Siddiqui's family immediately maintained in a letter sent out through supporters that they do not have connections with the ISIS.
"If the issue is true, we would like to state that our family does not have any connections to such groups or actions," a letter written by Siddiqui's family stated.
Mauri Saalakhan of the Peace and Justice Foundation, likewise stressed this is not how the family wishes to have Siddiqui released, if ever she does gets released.
"They're opposed to it. In their letter to ISIS they made it very clear, this is not the way, these are not the conditions under which we want our loved ones released," Saalakhan said. "Nor did they want harm to come to anyone else's loved one in the name of Aafia... They conveyed that message loud and clear."
The family pointed out in the letter that they cannot tolerate a "by any means necessary' approach to Aafia's freedom. Nor can we accept that someone else's daughter or sister suffer like Aafia is suffering."

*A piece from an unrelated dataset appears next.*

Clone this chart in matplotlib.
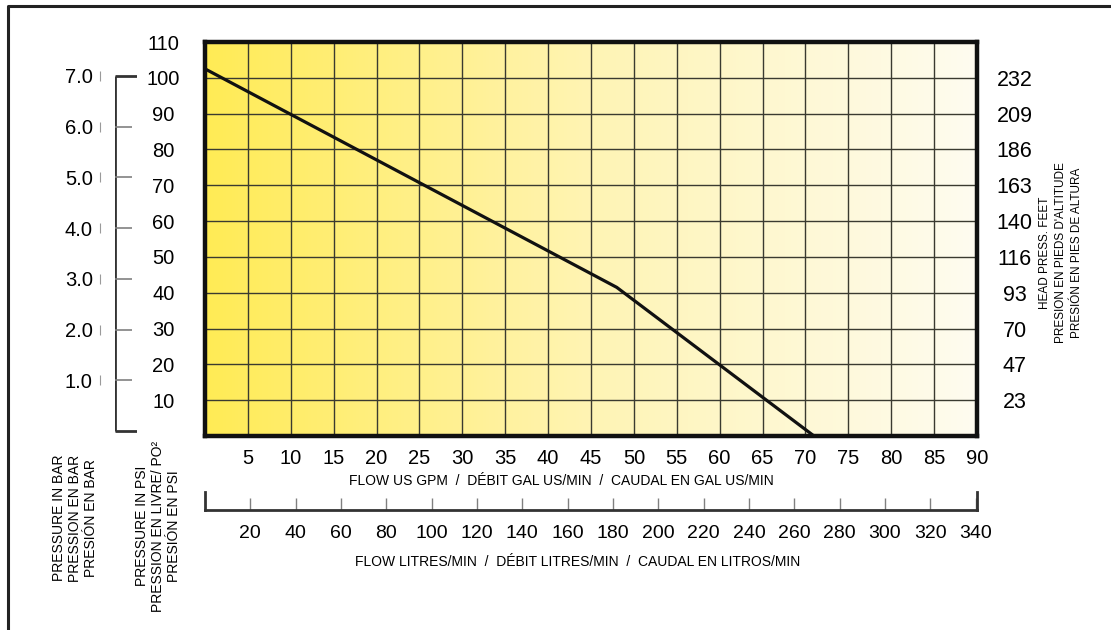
import numpy as np
import matplotlib
matplotlib.use('agg')
import matplotlib.pyplot as plt
from matplotlib.colors import LinearSegmentedColormap
from matplotlib.lines import Line2D

plt.rcParams['font.family'] = ['Liberation Sans', 'DejaVu Sans']

# pump curve: flow (US GPM) vs pressure (PSI)
flow_gpm = [0, 48, 71]
pressure_psi = [102.5, 41.5, 0]

gpm_ticks = list(range(5, 91, 5))
psi_ticks = list(range(10, 111, 10))
feet_psi = list(range(10, 101, 10))
feet_labels = ['23', '47', '70', '93', '116', '140', '163', '186', '209', '232']
bar_ticks = [1, 2, 3, 4, 5, 6, 7]
bar_labels = ['1.0', '2.0', '3.0', '4.0', '5.0', '6.0', '7.0']
litre_ticks = list(range(20, 341, 20))
LITRES_PER_GAL = 3.785

W, H = 1111, 630
fig = plt.figure(figsize=(W / 100, H / 100), dpi=100)


def px(x0, y0, x1, y1):
    # pixel box -> figure fraction rect
    return [x0 / W, 1 - y1 / H, (x1 - x0) / W, (y1 - y0) / H]


# main chart
ax = fig.add_axes(px(205, 42, 977, 436))
yel = LinearSegmentedColormap.from_list('yel', ['#ffeb55', '#fff4b4', '#fefcf0'])
ax.imshow(np.linspace(0, 1, 256).reshape(1, -1), extent=[0, 90, 0, 110],
          aspect='auto', cmap=yel, zorder=0)
ax.plot(flow_gpm, pressure_psi, color='#111111', lw=2.3, zorder=3)
ax.set_xlim(0, 90)
ax.set_ylim(0, 110)
ax.set_xticks(gpm_ticks)
ax.set_yticks(psi_ticks)
ax.grid(True, color='#3a3a30', lw=1)
ax.tick_params(axis='both', length=0)
ax.tick_params(axis='x', pad=9, labelsize=14.5)
ax.tick_params(axis='y', pad=30, labelsize=14.5)
for t in ax.get_yticklabels():
    t.set_ha('center')
for s in ax.spines.values():
    s.set_linewidth(3.2)
    s.set_color('#111111')

# head in feet on the right
ax2 = ax.twinx()
ax2.set_ylim(0, 110)
ax2.set_yticks(feet_psi, feet_labels)
ax2.tick_params(axis='y', length=0, labelsize=15.5, pad=27)
for t in ax2.get_yticklabels():
    t.set_ha('center')
for s in ax2.spines.values():
    s.set_visible(False)

# bar scale bracket on the left
axb = fig.add_axes(px(115, 42, 137, 436))
axb.set_xlim(0, 1)
axb.set_ylim(-0.0986, 7.67)
axb.patch.set_facecolor('none')
for s in axb.spines.values():
    s.set_visible(False)
axb.set_xticks([])
axb.set_yticks(bar_ticks, bar_labels)
axb.tick_params(axis='y', length=0, labelsize=14.5, pad=16)
axb.vlines(0, 0, 7, color='#333333', lw=2)
axb.hlines([0, 7], 0, 1, color='#333333', lw=2)
axb.hlines(bar_ticks[:-1], 0, 0.75, color='#808080', lw=1.2)
axb.plot([-0.68] * len(bar_ticks), bar_ticks, ls='none', marker='|', ms=7,
         mew=0.8, color='#9a9a9a', clip_on=False)

# litres scale under the chart
axl = fig.add_axes(px(205, 492, 977, 510))
axl.set_xlim(0, 90 * LITRES_PER_GAL)
axl.patch.set_facecolor('none')
axl.spines['top'].set_visible(False)
for k in ['left', 'right', 'bottom']:
    axl.spines[k].set_linewidth(2)
    axl.spines[k].set_color('#333333')
axl.set_yticks([])
axl.set_xticks(litre_ticks)
axl.tick_params(axis='x', direction='in', length=9, width=1, color='#808080',
                labelsize=14, pad=11)

# axis titles
fig.text(561 / W, 1 - 481 / H, 'FLOW US GPM  /  DÉBIT GAL US/MIN  /  CAUDAL EN GAL US/MIN',
         ha='center', va='center', fontsize=10)
fig.text(578 / W, 1 - 562 / H, 'FLOW LITRES/MIN  /  DÉBIT LITRES/MIN  /  CAUDAL EN LITROS/MIN',
         ha='center', va='center', fontsize=10)
fig.text(1061 / W, 1 - 253 / H, "HEAD PRESS. FEET\nPRESION EN PIEDS D'ALTITUDE\nPRESIÓN EN PIES DE ALTURA",
         rotation=90, ha='center', va='center', multialignment='center',
         fontsize=8.5, linespacing=1.4)
fig.text(75 / W, 1 - 518 / H, 'PRESSURE IN BAR\nPRESSION EN BAR\nPRESIÓN EN BAR',
         rotation=90, ha='center', va='center', multialignment='center',
         fontsize=10, linespacing=1.15)
fig.text(158 / W, 1 - 526 / H, 'PRESSURE IN PSI\nPRESSION EN LIVRE/ PO²\nPRESIÓN EN PSI',
         rotation=90, ha='center', va='center', multialignment='center',
         fontsize=10, linespacing=1.15)

# outer frame (top and left edges)
fig.add_artist(Line2D([8 / W, 8 / W, 1], [0, 1 - 6 / H, 1 - 6 / H],
                      transform=fig.transFigure, color='#222222', lw=2.2))

fig.savefig('out.png', dpi=100)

Meantime, America is now distraught after authorities had confirmed a 33-year-old American had died fighting alongside the terror ISIS group.
Douglas McCain was an African-American from Minneapolis who converted to Islam and eventually signed up with extremist forces in Syria.
According to the Free Syrian Army, McCain was killed I n an internecine militants' fight near Aleppo over the weekend.
His family was devastated of the news, at the same time surprised he was in Syria.
"He was telling all of us he was in Turkey," Kenyata McCain, a cousin, told the Star Tribune. She said it was only last Friday that they last talked.
"I didn't know that he was in support of Isis," she told the newspaper. "I didn't think he would be."